──────── GIVEN INFORMATION ────────
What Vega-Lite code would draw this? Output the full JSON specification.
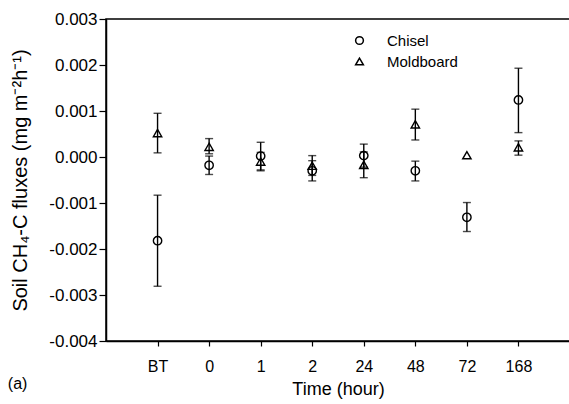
{
  "$schema": "https://vega.github.io/schema/vega-lite/v6.json",
  "width": 464,
  "height": 322,
  "autosize": {"type": "none"},
  "padding": {"left": 106, "top": 19, "right": 0, "bottom": 63},
  "background": "white",
  "config": {
    "font": "Liberation Sans",
    "view": {"stroke": "black", "strokeWidth": 1.5},
    "axis": {"grid": false, "domainColor": "black", "domainWidth": 1.5, "tickColor": "black", "tickWidth": 1.2, "labelColor": "black", "titleColor": "black", "labelFont": "Liberation Sans", "titleFont": "Liberation Sans", "titleFontWeight": "normal"}
  },
  "title": {"text": "(a)", "orient": "bottom", "anchor": "start", "frame": "bounds", "fontSize": 16, "fontWeight": "normal", "font": "Liberation Sans", "color": "black", "offset": -22, "dx": -3},
  "data": {
    "values": [
      {"time": "BT", "tillage": "Chisel", "flux": -0.00182, "lo": -0.00281, "hi": -0.00083},
      {"time": "BT", "tillage": "Moldboard", "flux": 0.00052, "lo": 0.00009, "hi": 0.00095},
      {"time": "0", "tillage": "Chisel", "flux": -0.00018, "lo": -0.00038, "hi": 0.00002},
      {"time": "0", "tillage": "Moldboard", "flux": 0.00022, "lo": 0.00007, "hi": 0.0004},
      {"time": "1", "tillage": "Chisel", "flux": 0.00002, "lo": -0.00028, "hi": 0.00032},
      {"time": "1", "tillage": "Moldboard", "flux": -0.0001, "lo": -0.0003, "hi": 0.0001},
      {"time": "2", "tillage": "Chisel", "flux": -0.0003, "lo": -0.00052, "hi": -0.00008},
      {"time": "2", "tillage": "Moldboard", "flux": -0.00019, "lo": -0.0004, "hi": 0.00003},
      {"time": "24", "tillage": "Chisel", "flux": 0.00003, "lo": -0.00022, "hi": 0.00028},
      {"time": "24", "tillage": "Moldboard", "flux": -0.00017, "lo": -0.00045, "hi": 0.00011},
      {"time": "48", "tillage": "Chisel", "flux": -0.0003, "lo": -0.00052, "hi": -0.00009},
      {"time": "48", "tillage": "Moldboard", "flux": 0.00071, "lo": 0.00037, "hi": 0.00104},
      {"time": "72", "tillage": "Chisel", "flux": -0.00131, "lo": -0.00162, "hi": -0.00099},
      {"time": "72", "tillage": "Moldboard", "flux": 0.00004, "lo": null, "hi": null},
      {"time": "168", "tillage": "Chisel", "flux": 0.00124, "lo": 0.00053, "hi": 0.00193},
      {"time": "168", "tillage": "Moldboard", "flux": 0.00021, "lo": 0.00004, "hi": 0.00035}
    ]
  },
  "encoding": {
    "x": {
      "field": "time", "type": "ordinal",
      "scale": {"type": "point", "domain": ["BT", "0", "1", "2", "24", "48", "72", "168"], "padding": 1},
      "axis": {"title": "Time (hour)", "labelAngle": 0, "labelFontSize": 16, "titleFontSize": 18, "tickSize": 5, "labelPadding": 12, "titlePadding": 6}
    }
  },
  "layer": [
    {
      "mark": {"type": "rule", "color": "black", "strokeWidth": 1.4},
      "encoding": {
        "y": {"field": "lo", "type": "quantitative"},
        "y2": {"field": "hi"}
      }
    },
    {
      "mark": {"type": "tick", "color": "black", "size": 8, "thickness": 1.4},
      "encoding": {"y": {"field": "lo", "type": "quantitative"}}
    },
    {
      "mark": {"type": "tick", "color": "black", "size": 8, "thickness": 1.4},
      "encoding": {"y": {"field": "hi", "type": "quantitative"}}
    },
    {
      "mark": {"type": "point", "filled": false, "stroke": "black", "strokeWidth": 1.4, "size": 70, "opacity": 1},
      "encoding": {
        "y": {
          "field": "flux", "type": "quantitative",
          "scale": {"domain": [-0.004, 0.003], "nice": false, "zero": false},
          "axis": {
            "title": "Soil CH₄-C fluxes (mg m⁻²h⁻¹)",
            "values": [-0.004, -0.003, -0.002, -0.001, 0, 0.001, 0.002, 0.003],
            "labelExpr": "replace(format(datum.value, '.3f'), '−', '-')",
            "labelFontSize": 17, "titleFontSize": 20, "tickSize": 7, "labelPadding": 2, "titlePadding": 18
          }
        },
        "shape": {
          "field": "tillage", "type": "nominal",
          "scale": {"domain": ["Chisel", "Moldboard"], "range": ["circle", "triangle-up"]},
          "legend": {
            "title": null, "orient": "none", "legendX": 246, "legendY": 14,
            "labelFontSize": 15, "labelColor": "black", "labelFont": "Liberation Sans",
            "symbolStrokeColor": "black", "symbolFillColor": "transparent", "symbolStrokeWidth": 1.5, "symbolSize": 60,
            "labelOffset": 20, "rowPadding": 5
          }
        }
      }
    }
  ]
}
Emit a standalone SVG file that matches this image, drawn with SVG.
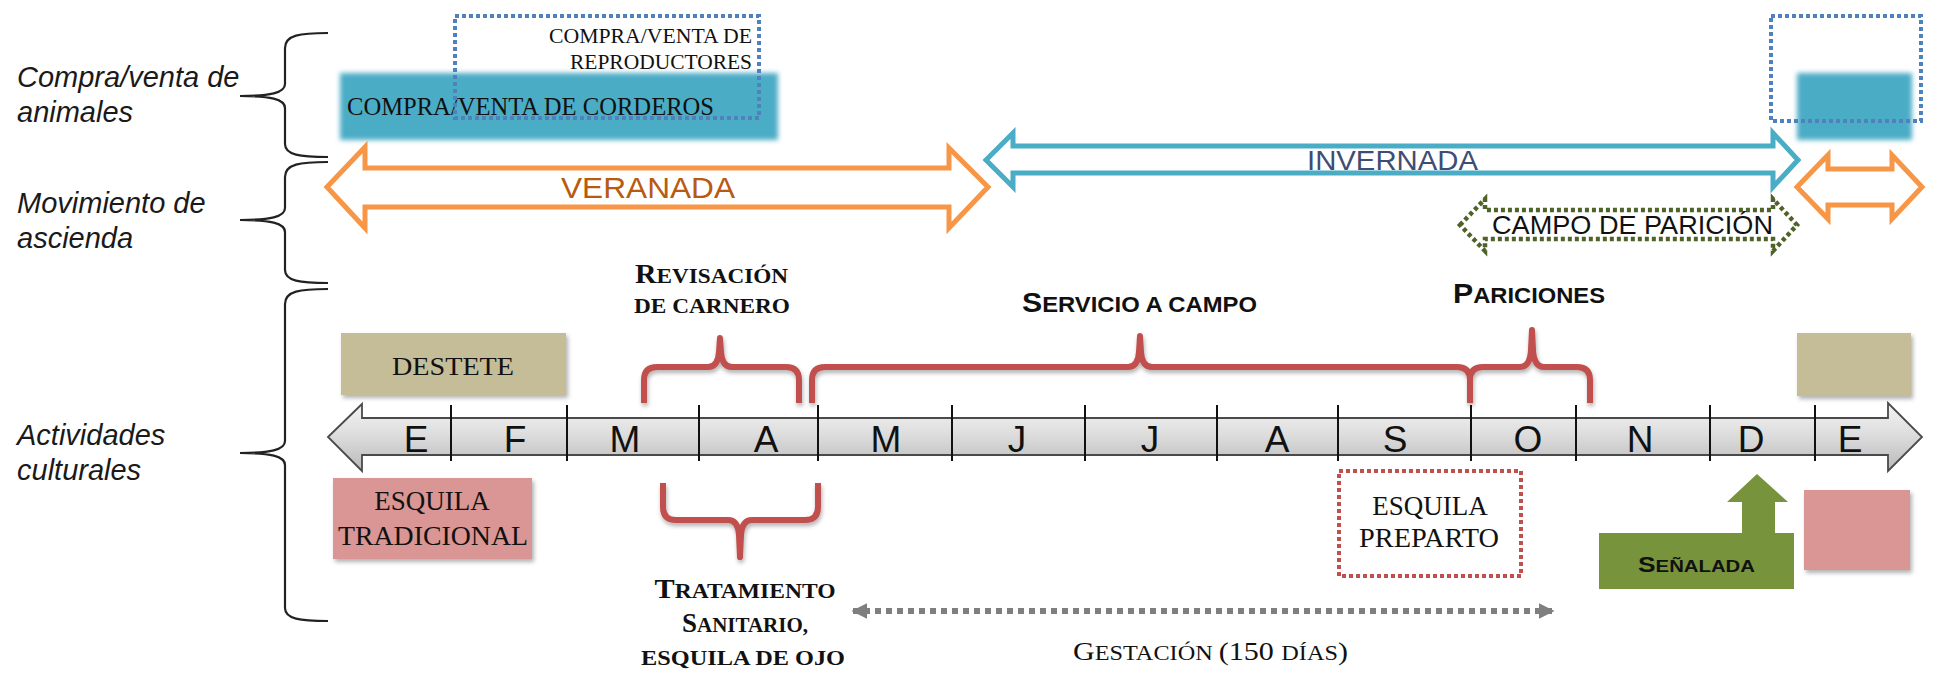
────────
> **EXERCISE INSTRUCTIONS**
Write out the records above exactly as they appear, leaving out any pictures.

> **COMPLETE ANSWER**
What Vega-Lite code would draw this? Output the full JSON specification.
{
  "$schema": "https://vega.github.io/schema/vega-lite/v6.json",
  "width": 464,
  "height": 322,
  "autosize": {"type": "none"},
  "padding": {"left": 106, "top": 19, "right": 0, "bottom": 63},
  "background": "white",
  "config": {
    "font": "Liberation Sans",
    "view": {"stroke": "black", "strokeWidth": 1.5},
    "axis": {"grid": false, "domainColor": "black", "domainWidth": 1.5, "tickColor": "black", "tickWidth": 1.2, "labelColor": "black", "titleColor": "black", "labelFont": "Liberation Sans", "titleFont": "Liberation Sans", "titleFontWeight": "normal"}
  },
  "title": {"text": "(a)", "orient": "bottom", "anchor": "start", "frame": "bounds", "fontSize": 16, "fontWeight": "normal", "font": "Liberation Sans", "color": "black", "offset": -22, "dx": -3},
  "data": {
    "values": [
      {"time": "BT", "tillage": "Chisel", "flux": -0.00182, "lo": -0.00281, "hi": -0.00083},
      {"time": "BT", "tillage": "Moldboard", "flux": 0.00052, "lo": 0.00009, "hi": 0.00095},
      {"time": "0", "tillage": "Chisel", "flux": -0.00018, "lo": -0.00038, "hi": 0.00002},
      {"time": "0", "tillage": "Moldboard", "flux": 0.00022, "lo": 0.00007, "hi": 0.0004},
      {"time": "1", "tillage": "Chisel", "flux": 0.00002, "lo": -0.00028, "hi": 0.00032},
      {"time": "1", "tillage": "Moldboard", "flux": -0.0001, "lo": -0.0003, "hi": 0.0001},
      {"time": "2", "tillage": "Chisel", "flux": -0.0003, "lo": -0.00052, "hi": -0.00008},
      {"time": "2", "tillage": "Moldboard", "flux": -0.00019, "lo": -0.0004, "hi": 0.00003},
      {"time": "24", "tillage": "Chisel", "flux": 0.00003, "lo": -0.00022, "hi": 0.00028},
      {"time": "24", "tillage": "Moldboard", "flux": -0.00017, "lo": -0.00045, "hi": 0.00011},
      {"time": "48", "tillage": "Chisel", "flux": -0.0003, "lo": -0.00052, "hi": -0.00009},
      {"time": "48", "tillage": "Moldboard", "flux": 0.00071, "lo": 0.00037, "hi": 0.00104},
      {"time": "72", "tillage": "Chisel", "flux": -0.00131, "lo": -0.00162, "hi": -0.00099},
      {"time": "72", "tillage": "Moldboard", "flux": 0.00004, "lo": null, "hi": null},
      {"time": "168", "tillage": "Chisel", "flux": 0.00124, "lo": 0.00053, "hi": 0.00193},
      {"time": "168", "tillage": "Moldboard", "flux": 0.00021, "lo": 0.00004, "hi": 0.00035}
    ]
  },
  "encoding": {
    "x": {
      "field": "time", "type": "ordinal",
      "scale": {"type": "point", "domain": ["BT", "0", "1", "2", "24", "48", "72", "168"], "padding": 1},
      "axis": {"title": "Time (hour)", "labelAngle": 0, "labelFontSize": 16, "titleFontSize": 18, "tickSize": 5, "labelPadding": 12, "titlePadding": 6}
    }
  },
  "layer": [
    {
      "mark": {"type": "rule", "color": "black", "strokeWidth": 1.4},
      "encoding": {
        "y": {"field": "lo", "type": "quantitative"},
        "y2": {"field": "hi"}
      }
    },
    {
      "mark": {"type": "tick", "color": "black", "size": 8, "thickness": 1.4},
      "encoding": {"y": {"field": "lo", "type": "quantitative"}}
    },
    {
      "mark": {"type": "tick", "color": "black", "size": 8, "thickness": 1.4},
      "encoding": {"y": {"field": "hi", "type": "quantitative"}}
    },
    {
      "mark": {"type": "point", "filled": false, "stroke": "black", "strokeWidth": 1.4, "size": 70, "opacity": 1},
      "encoding": {
        "y": {
          "field": "flux", "type": "quantitative",
          "scale": {"domain": [-0.004, 0.003], "nice": false, "zero": false},
          "axis": {
            "title": "Soil CH₄-C fluxes (mg m⁻²h⁻¹)",
            "values": [-0.004, -0.003, -0.002, -0.001, 0, 0.001, 0.002, 0.003],
            "labelExpr": "replace(format(datum.value, '.3f'), '−', '-')",
            "labelFontSize": 17, "titleFontSize": 20, "tickSize": 7, "labelPadding": 2, "titlePadding": 18
          }
        },
        "shape": {
          "field": "tillage", "type": "nominal",
          "scale": {"domain": ["Chisel", "Moldboard"], "range": ["circle", "triangle-up"]},
          "legend": {
            "title": null, "orient": "none", "legendX": 246, "legendY": 14,
            "labelFontSize": 15, "labelColor": "black", "labelFont": "Liberation Sans",
            "symbolStrokeColor": "black", "symbolFillColor": "transparent", "symbolStrokeWidth": 1.5, "symbolSize": 60,
            "labelOffset": 20, "rowPadding": 5
          }
        }
      }
    }
  ]
}
Emit a standalone SVG file that matches this image, drawn with SVG.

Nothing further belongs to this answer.